The upper critical solution temperature (UCST) or upper consolute temperature is the critical temperature above which the components of a mixture are miscible in all proportions. The word upper indicates that the UCST is an upper bound to a temperature range of partial miscibility, or miscibility for certain compositions only. For example, hexane-nitrobenzene mixtures have a UCST of 19 °C (66 °F), so that these two substances are miscible in all proportions above 19 °C (66 °F) but not at lower temperatures.
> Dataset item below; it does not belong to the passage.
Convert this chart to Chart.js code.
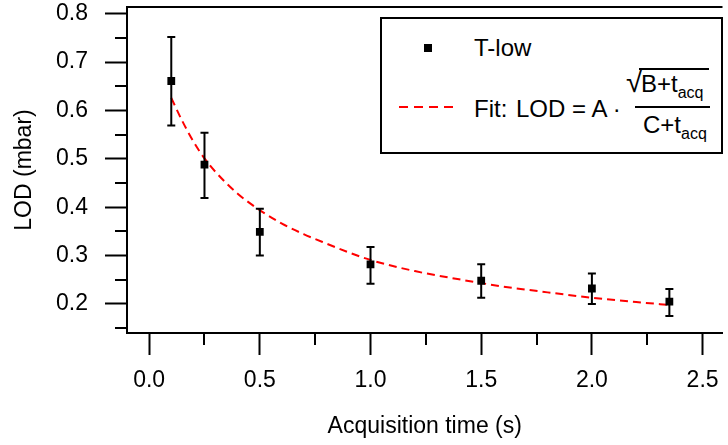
<!DOCTYPE html>
<html>
<head>
<meta charset="utf-8">
<script src="https://cdn.jsdelivr.net/npm/chart.js@4.4.1/dist/chart.umd.min.js"></script>
<style>
html, body { margin: 0; padding: 0; overflow: hidden; background: #fff; }
#wrap { position: relative; width: 728px; height: 445px; }
#legend {
	position: absolute; left: 380px; top: 17px; width: 343px; height: 137px;
	box-sizing: border-box; border: 2px solid #000; background: #fff;
	font-family: 'Liberation Sans', Arial, sans-serif; font-size: 24px; color: #000;
}
#legend .t { position: absolute; white-space: nowrap; line-height: 1; }
#legend .sub { font-size: 16px; position: relative; top: 6px; }
#legend .mark { position: absolute; left: 42px; top: 25px; width: 8px; height: 8px; background: #000; }
#legend .dash {
	position: absolute; left: 17px; top: 87px; width: 54px; height: 2px;
	background: repeating-linear-gradient(to right, #ff0000 0 9px, transparent 9px 15px);
}
#legend .bar { position: absolute; left: 253px; top: 87px; width: 75px; height: 2px; background: #000; }
#legend .over { position: absolute; left: 257px; top: 49px; width: 70px; height: 2px; background: #000; }
</style>
</head>
<body>
<div id="wrap">
	<canvas id="graph" width="728" height="445"></canvas>
	<div id="legend">
		<div class="mark"></div>
		<span class="t" style="left:92px; top:17px;">T-low</span>
		<div class="dash"></div>
		<span class="t" style="left:92px; top:78px;">Fit:</span>
		<span class="t" style="left:134px; top:78px;">LOD = A ·</span>
		<span class="t" style="left:244px; top:48px; font-size:30px;">√</span>
		<div class="over"></div>
		<span class="t" style="left:259px; top:53px;">B+t<span class="sub">acq</span></span>
		<div class="bar"></div>
		<span class="t" style="left:261px; top:94px;">C+t<span class="sub">acq</span></span>
	</div>
</div>
<script>
// measured points (T-low)
var tData = [0.1, 0.25, 0.5, 1.0, 1.5, 2.0, 2.35];
var lodData = [0.661, 0.488, 0.349, 0.282, 0.248, 0.232, 0.205];
var errHigh = [0.752, 0.554, 0.397, 0.318, 0.282, 0.263, 0.231];
var errLow = [0.569, 0.419, 0.300, 0.242, 0.213, 0.200, 0.175];

// fit curve
var fitT = [0.1, 0.15, 0.2, 0.25, 0.3, 0.4, 0.5, 0.6, 0.7, 0.8, 0.9, 1.0, 1.2, 1.4, 1.6, 1.8, 2.0, 2.2, 2.35];
var fitLOD = [0.626, 0.578, 0.536, 0.501, 0.473, 0.428, 0.394, 0.366, 0.344, 0.325, 0.307, 0.291, 0.268, 0.251, 0.236, 0.224, 0.213, 0.204, 0.198];

// ticks
var xMajor = [0, 0.5, 1.0, 1.5, 2.0, 2.5];
var xMinor = [0.25, 0.75, 1.25, 1.75, 2.25];
var yMajor = [0.2, 0.3, 0.4, 0.5, 0.6, 0.7, 0.8];
var yMinor = [0.15, 0.25, 0.35, 0.45, 0.55, 0.65, 0.75];

var police = { family: "'Liberation Sans', Arial, sans-serif", size: 23 };

// error bars, minor ticks and the top frame line
var cadre = {
	id: 'cadre',
	afterDatasetDraw: function(chart, args){
		if (args.index !== 1) return;
		var ctx = chart.ctx, x = chart.scales.x, y = chart.scales.y;
		ctx.save();
		ctx.strokeStyle = '#000';
		ctx.lineWidth = 2;
		for (var i = 0; i < tData.length; i++){
			var px = x.getPixelForValue(tData[i]);
			var top = y.getPixelForValue(errHigh[i]);
			var bot = y.getPixelForValue(errLow[i]);
			ctx.beginPath();
			ctx.moveTo(px, top); ctx.lineTo(px, bot);
			ctx.moveTo(px - 4, top); ctx.lineTo(px + 4, top);
			ctx.moveTo(px - 4, bot); ctx.lineTo(px + 4, bot);
			ctx.stroke();
		}
		ctx.restore();
	},
	afterDraw: function(chart){
		var ctx = chart.ctx, x = chart.scales.x, y = chart.scales.y, area = chart.chartArea;
		ctx.save();
		ctx.strokeStyle = '#000';
		ctx.lineWidth = 2;
		ctx.beginPath();
		for (var i = 0; i < xMinor.length; i++){
			var px = Math.round(x.getPixelForValue(xMinor[i]));
			ctx.moveTo(px, area.bottom); ctx.lineTo(px, area.bottom + 12);
		}
		for (var j = 0; j < yMinor.length; j++){
			var py = Math.round(y.getPixelForValue(yMinor[j]));
			ctx.moveTo(area.left, py); ctx.lineTo(area.left - 12, py);
		}
		ctx.moveTo(area.left, area.top); ctx.lineTo(area.right, area.top);
		ctx.stroke();
		ctx.restore();
	}
};

function graphique(id){
	var ctx = document.getElementById(id).getContext('2d');
	var myChart = new Chart(ctx, {
		type: 'scatter',
		data: {
			datasets: [{
				label: 'T-low',
				data: tData.map(function(t, i){ return { x: t, y: lodData[i] }; }),
				pointStyle: 'rect',
				pointRadius: 5.5,
				pointBackgroundColor: '#000',
				pointBorderColor: '#000',
				pointBorderWidth: 0,
				showLine: false
			}, {
				label: 'Fit',
				data: fitT.map(function(t, i){ return { x: t, y: fitLOD[i] }; }),
				showLine: true,
				borderColor: '#ff0000',
				borderWidth: 2,
				borderDash: [8, 5],
				pointRadius: 0,
				cubicInterpolationMode: 'monotone',
				fill: false
			}]
		},
		options: {
			responsive: false,
			animation: false,
			devicePixelRatio: 1,
			layout: { padding: { top: 7, left: 0, right: 0, bottom: 0 } },
			plugins: { legend: { display: false }, tooltip: { enabled: false } },
			scales: {
				x: {
					type: 'linear', min: -0.1, max: 2.59,
					afterBuildTicks: function(s){ s.ticks = xMajor.map(function(v){ return { value: v }; }); },
					afterFit: function(s){ s.height = 112; s.paddingLeft = 0; s.paddingRight = 0; },
					ticks: { callback: function(v){ return v.toFixed(1); }, font: police, color: '#000', padding: 12, maxRotation: 0, autoSkip: false },
					grid: { drawOnChartArea: false, drawTicks: true, tickLength: 22, tickWidth: 2, tickColor: '#000' },
					border: { display: true, color: '#000', width: 2 },
					title: { display: true, text: 'Acquisition time (s)', font: police, color: '#000', padding: { top: 0, bottom: 5 } }
				},
				y: {
					type: 'linear', min: 0.14, max: 0.814,
					afterBuildTicks: function(s){ s.ticks = yMajor.map(function(v){ return { value: v }; }); },
					afterFit: function(s){ s.width = 127; s.paddingTop = 0; s.paddingBottom = 0; },
					ticks: { callback: function(v){ return v.toFixed(1); }, font: police, color: '#000', padding: 17, autoSkip: false },
					grid: { drawOnChartArea: false, drawTicks: true, tickLength: 22, tickWidth: 2, tickColor: '#000' },
					border: { display: true, color: '#000', width: 2 },
					title: { display: true, text: 'LOD (mbar)', font: police, color: '#000', padding: { top: 11, bottom: 0 } }
				}
			}
		},
		plugins: [cadre]
	});
}

graphique('graph');
</script>
</body>
</html>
Examples at higher temperatures are the aniline-water system at 168 °C (334 °F) (at pressures high enough for liquid water to exist at that temperature), and the lead-zinc system at 798 °C (1,468 °F) (a temperature where both metals are liquid).
A solid state example is the palladium-hydrogen system which has a solid solution phase (H2 in Pd) in equilibrium with a hydride phase (PdHn) below the UCST at 300 °C. Above this temperature there is a single solid solution phase.
The phase separation at the UCST is in general driven by unfavorable energetics; in particular, interactions between components favor a partially demixed state.
Some polymer solutions also have a lower critical solution temperature (LCST) or lower bound to a temperature range of partial miscibility. As shown in the diagram, for polymer solutions the LCST is higher than the UCST, so that there is a temperature interval of complete miscibility, with partial miscibility at both higher and lower temperatures.
By adding soluble impurities the upper critical solution temperature increases and lower critical solution temperature decreases.